As we continue our Budget 2009 coverage here at TheGreenCarWebsite.co.uk, we thought we’d break down the scrappage scheme into bite-size pieces showing you exactly how it works and who will qualify.
So following yesterday’s House of Commons statement which confirmed the introduction of the incentive scheme here is our breakdown:
- - A total of £2,000 will be offered as part of a “cash for scrap” scheme on cars that are 10 years old or older.
- - The £2,000 on offer does not all come from the Government – in fact it is broken down into £1,000 from the Government and £1,000 from the car manufacturer if it participating in the scheme.
- - Car manufacturers are NOT obliged to participate – their involvement is voluntary.
- - The Government will supply around £300 million in funding for the scrappage scheme, which will be matched by participating car makers.
- - The discount will be made available to consumers that buy a new vehicle to replace a qualifying vehicle (i.e. one that is 10 years or older) and that they have owned that car for at least 12 months.

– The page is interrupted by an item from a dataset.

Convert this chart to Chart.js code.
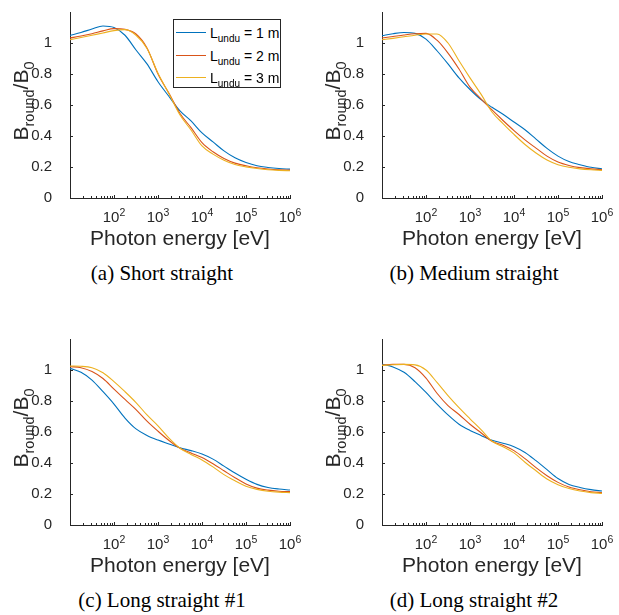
<!DOCTYPE html>
<html>
<head>
<meta charset="utf-8">
<title>Round beam size vs photon energy</title>
<script src="https://cdn.jsdelivr.net/npm/chart.js@4.4.1/dist/chart.umd.min.js"></script>
<style>
  body { margin: 0; background: #fff; }
  .panel { position: absolute; width: 312px; height: 290px; }
  .panel canvas { position: absolute; left: 0; top: 0; }
  .caption { position: absolute; left: 0; top: 261px; width: 324px; text-align: center; white-space: nowrap;
    font-family: 'Liberation Serif', 'Times New Roman', serif; font-size: 21px; line-height: 24px; color: #000; }
  .legend { position: absolute; left: 173px; top: 19px; width: 108px; height: 69px; box-sizing: border-box;
    border: 1px solid #262626; background: #fff; font-family: 'Liberation Sans', Arial, sans-serif; font-size: 14px; color: #000; }
  .legend .item { position: absolute; left: 0; width: 100%; height: 18px; }
  .legend .swatch { position: absolute; left: 2px; top: 8px; width: 30px; height: 0; border-top: 1px solid; }
  .legend .text { position: absolute; left: 36px; top: 0; line-height: 18px; white-space: nowrap; }
  .legend sub { font-size: 10px; vertical-align: -4px; line-height: 0; }
</style>
</head>
<body>
<div class="panel" style="left:0;top:0">
  <canvas id="chart-a" width="310" height="255"></canvas>
  <div class="legend" id="legend-a"></div>
  <div class="caption">(a) Short straight</div>
</div>
<div class="panel" style="left:312px;top:0">
  <canvas id="chart-b" width="310" height="255"></canvas>
  <div class="caption">(b) Medium straight</div>
</div>
<div class="panel" style="left:0;top:327px">
  <canvas id="chart-c" width="310" height="255"></canvas>
  <div class="caption">(c) Long straight #1</div>
</div>
<div class="panel" style="left:312px;top:327px">
  <canvas id="chart-d" width="310" height="255"></canvas>
  <div class="caption">(d) Long straight #2</div>
</div>
<script>
// photon energy [eV], read every quarter decade
const energyEv = [10, 17.78, 31.62, 56.23, 100, 177.8, 316.2, 562.3, 1000, 1778, 3162, 5623,
  10000, 17780, 31620, 56230, 100000, 177800, 316200, 562300, 1000000];

// B_round / B_0, one array per straight section and undulator length
const shortL1 = [1.049, 1.068, 1.090, 1.110, 1.100, 1.050, 0.955, 0.865, 0.750, 0.655, 0.562, 0.497, 0.420, 0.362, 0.304, 0.259, 0.229, 0.208, 0.197, 0.190, 0.186];
const shortL2 = [1.032, 1.045, 1.060, 1.078, 1.093, 1.088, 1.058, 0.968, 0.800, 0.675, 0.545, 0.454, 0.357, 0.298, 0.255, 0.225, 0.208, 0.195, 0.187, 0.182, 0.180];
const shortL3 = [1.021, 1.035, 1.050, 1.065, 1.080, 1.086, 1.050, 0.965, 0.805, 0.672, 0.535, 0.439, 0.336, 0.283, 0.244, 0.216, 0.201, 0.190, 0.182, 0.178, 0.176];

const mediumL1 = [1.047, 1.060, 1.068, 1.062, 1.025, 0.950, 0.865, 0.775, 0.700, 0.635, 0.585, 0.540, 0.490, 0.440, 0.380, 0.320, 0.270, 0.235, 0.215, 0.198, 0.188];
const mediumL2 = [1.032, 1.042, 1.052, 1.060, 1.062, 1.018, 0.935, 0.832, 0.715, 0.640, 0.568, 0.500, 0.435, 0.375, 0.322, 0.270, 0.232, 0.210, 0.196, 0.188, 0.183];
const mediumL3 = [1.021, 1.030, 1.040, 1.050, 1.058, 1.058, 1.000, 0.885, 0.775, 0.670, 0.555, 0.480, 0.410, 0.345, 0.290, 0.245, 0.215, 0.198, 0.188, 0.182, 0.178];

const long1L1 = [1.011, 0.985, 0.935, 0.860, 0.780, 0.690, 0.620, 0.578, 0.548, 0.523, 0.498, 0.480, 0.458, 0.425, 0.380, 0.335, 0.295, 0.262, 0.242, 0.232, 0.226];
const long1L2 = [1.022, 1.015, 0.990, 0.945, 0.877, 0.810, 0.745, 0.670, 0.605, 0.545, 0.495, 0.465, 0.435, 0.395, 0.350, 0.305, 0.265, 0.238, 0.225, 0.218, 0.215];
const long1L3 = [1.026, 1.024, 1.014, 0.982, 0.925, 0.860, 0.790, 0.710, 0.640, 0.560, 0.495, 0.455, 0.420, 0.375, 0.325, 0.285, 0.250, 0.230, 0.218, 0.212, 0.209];

const long2L1 = [1.039, 1.020, 0.985, 0.925, 0.855, 0.780, 0.710, 0.650, 0.610, 0.578, 0.547, 0.528, 0.505, 0.468, 0.415, 0.357, 0.300, 0.262, 0.242, 0.228, 0.219];
const long2L2 = [1.032, 1.036, 1.036, 1.015, 0.948, 0.850, 0.770, 0.713, 0.650, 0.595, 0.540, 0.515, 0.480, 0.428, 0.370, 0.318, 0.275, 0.245, 0.227, 0.215, 0.209];
const long2L3 = [1.030, 1.034, 1.036, 1.033, 1.000, 0.920, 0.835, 0.757, 0.685, 0.615, 0.540, 0.505, 0.465, 0.405, 0.350, 0.297, 0.260, 0.235, 0.219, 0.209, 0.204];

const seriesLabels = ['L_undu = 1 m', 'L_undu = 2 m', 'L_undu = 3 m'];
const lineColors = ['#0072BD', '#D95319', '#EDB120'];
const xMajorTicks = [100, 1000, 10000, 100000, 1000000];
const xTickLabels = ['10^2', '10^3', '10^4', '10^5', '10^6'];
const yTickLabels = ['0', '0.2', '0.4', '0.6', '0.8', '1'];
const xTitle = 'Photon energy [eV]';
const yTitleParts = [{text: 'B'}, {text: 'round', sub: true}, {text: '/B'}, {text: '0', sub: true}];

const axisColor = '#262626';
const fontFamily = '"Liberation Sans", Arial, sans-serif';

Chart.defaults.font.family = fontFamily;
Chart.defaults.color = axisColor;

// inward ticks, 10^n labels and the B_round/B_0 label, placed with the chart's scales
const axisDecor = {
  id: 'axisDecor',
  afterDraw(chart) {
    const {ctx, chartArea, scales: {x, y}} = chart;
    ctx.save();
    ctx.strokeStyle = axisColor;
    ctx.lineWidth = 1;
    ctx.beginPath();
    x.ticks.forEach(tick => {
      const exp = Math.floor(Math.log10(tick.value) + 1e-9);
      const mant = tick.value / Math.pow(10, exp);
      if (Math.abs(mant - Math.round(mant)) > 1e-6) return;
      const px = Math.round(x.getPixelForValue(tick.value)) + 0.5;
      const len = Math.round(mant) === 1 ? 3 : 2;
      ctx.moveTo(px, chartArea.bottom);
      ctx.lineTo(px, chartArea.bottom - len);
    });
    y.ticks.forEach(tick => {
      if (!tick.label) return;
      const py = Math.round(y.getPixelForValue(tick.value)) + 0.5;
      ctx.moveTo(chartArea.left, py);
      ctx.lineTo(chartArea.left + 3, py);
    });
    ctx.stroke();

    ctx.fillStyle = axisColor;
    ctx.textBaseline = 'alphabetic';
    ctx.textAlign = 'left';
    x.ticks.forEach(tick => {
      if (!tick.label) return;
      const [base, exp] = tick.label.split('^');
      ctx.font = '15px ' + fontFamily;
      const wb = ctx.measureText(base).width;
      ctx.font = '10.5px ' + fontFamily;
      const we = ctx.measureText(exp).width;
      const left = x.getPixelForValue(tick.value) - (wb + we) / 2;
      ctx.font = '15px ' + fontFamily;
      ctx.fillText(base, left, chartArea.bottom + 24);
      ctx.font = '10.5px ' + fontFamily;
      ctx.fillText(exp, left + wb, chartArea.bottom + 18);
    });

    const mainFont = '21px ' + fontFamily;
    const subFont = '14.5px ' + fontFamily;
    let total = 0;
    yTitleParts.forEach(p => {
      ctx.font = p.sub ? subFont : mainFont;
      p.width = ctx.measureText(p.text).width;
      total += p.width;
    });
    const centerY = (chartArea.top + chartArea.bottom) / 2 - 4;
    ctx.translate(27.5, centerY);
    ctx.rotate(-Math.PI / 2);
    let pos = -total / 2;
    yTitleParts.forEach(p => {
      ctx.font = p.sub ? subFont : mainFont;
      ctx.fillText(p.text, pos, p.sub ? 6.5 : 0);
      pos += p.width;
    });
    ctx.restore();
  }
};

class RoundBeamChart {
  constructor(canvasId, seriesList, legendId) {
    this.getData(seriesList);
    this.initPlugin(canvasId);
    if (legendId) this.renderLegend(legendId);
  }

  getData(seriesList) {
    const datasets = [];
    seriesList.forEach((values, i) => {
      datasets.push({
        label: seriesLabels[i],
        data: values.map((v, j) => ({x: energyEv[j], y: v})),
        borderColor: lineColors[i],
        backgroundColor: lineColors[i],
        borderWidth: 1.1,
        pointRadius: 0,
        cubicInterpolationMode: 'monotone',
        order: seriesList.length - i,
      });
    });
    this.data = {datasets: datasets};
  }

  initPlugin(canvasId) {
    const context = document.getElementById(canvasId).getContext('2d');

    this.chart = new Chart(context, {
      type: 'line',
      data: this.data,
      plugins: [axisDecor],
      options: {
        responsive: false,
        animation: false,
        devicePixelRatio: 1,
        events: [],
        layout: {padding: {top: 12, right: 20, bottom: 0, left: 0}},
        plugins: {
          legend: {display: false},
          tooltip: {enabled: false},
        },
        scales: {
          x: {
            type: 'logarithmic',
            min: 10,
            max: 1000000,
            grid: {display: false},
            border: {display: true, color: axisColor, width: 1},
            ticks: {
              display: false,
              autoSkip: false,
              maxRotation: 0,
              callback: (value) => {
                const idx = xMajorTicks.indexOf(value);
                return idx >= 0 ? xTickLabels[idx] : '';
              },
            },
            title: {
              display: true,
              text: xTitle,
              color: axisColor,
              font: {size: 21, lineHeight: 1},
              padding: {top: 0, bottom: 5},
            },
            afterFit: (scale) => {
              scale.height = 57;
              scale.paddingLeft = 0;
              scale.paddingRight = 0;
            },
          },
          y: {
            min: 0,
            max: 1.2,
            grid: {display: false},
            border: {display: true, color: axisColor, width: 1},
            ticks: {
              stepSize: 0.2,
              padding: 10,
              color: axisColor,
              font: {size: 15},
              callback: (value, index) => yTickLabels[index] || '',
            },
            afterFit: (scale) => {
              scale.width = 70;
              scale.paddingTop = 0;
              scale.paddingBottom = 0;
            },
          },
        },
      },
    });
  }

  renderLegend(legendId) {
    const wrapper = document.getElementById(legendId);
    const rowTops = [4, 26.5, 49];
    let html = '';
    this.data.datasets.forEach((set, i) => {
      const text = set.label.replace(/_(\w+)/, '<sub>$1</sub>');
      html += '<div class="item" style="top:' + rowTops[i] + 'px">' +
        '<span class="swatch" style="border-color:' + set.borderColor + '"></span>' +
        '<span class="text">' + text + '</span></div>';
    });
    wrapper.innerHTML = html;
  }
}

new RoundBeamChart('chart-a', [shortL1, shortL2, shortL3], 'legend-a');
new RoundBeamChart('chart-b', [mediumL1, mediumL2, mediumL3]);
new RoundBeamChart('chart-c', [long1L1, long1L2, long1L3]);
new RoundBeamChart('chart-d', [long2L1, long2L2, long2L3]);
</script>
</body>
</html>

- - Registered keepers must have a UK address and eligible vehicles must have been first registered in the UK on or before July 31 1999 and have a current MOT certificate.
- - In addition to cars, the scrappage savings will also be made available to commercial vans that weigh up to 3.5 tonnes.
- - Scrappage trade-ins can only be made against new cars – not against used vehicles.
- - The scheme is expected to be introduced in mid May and will run until the start of March 2010 or until all Government funding has been used.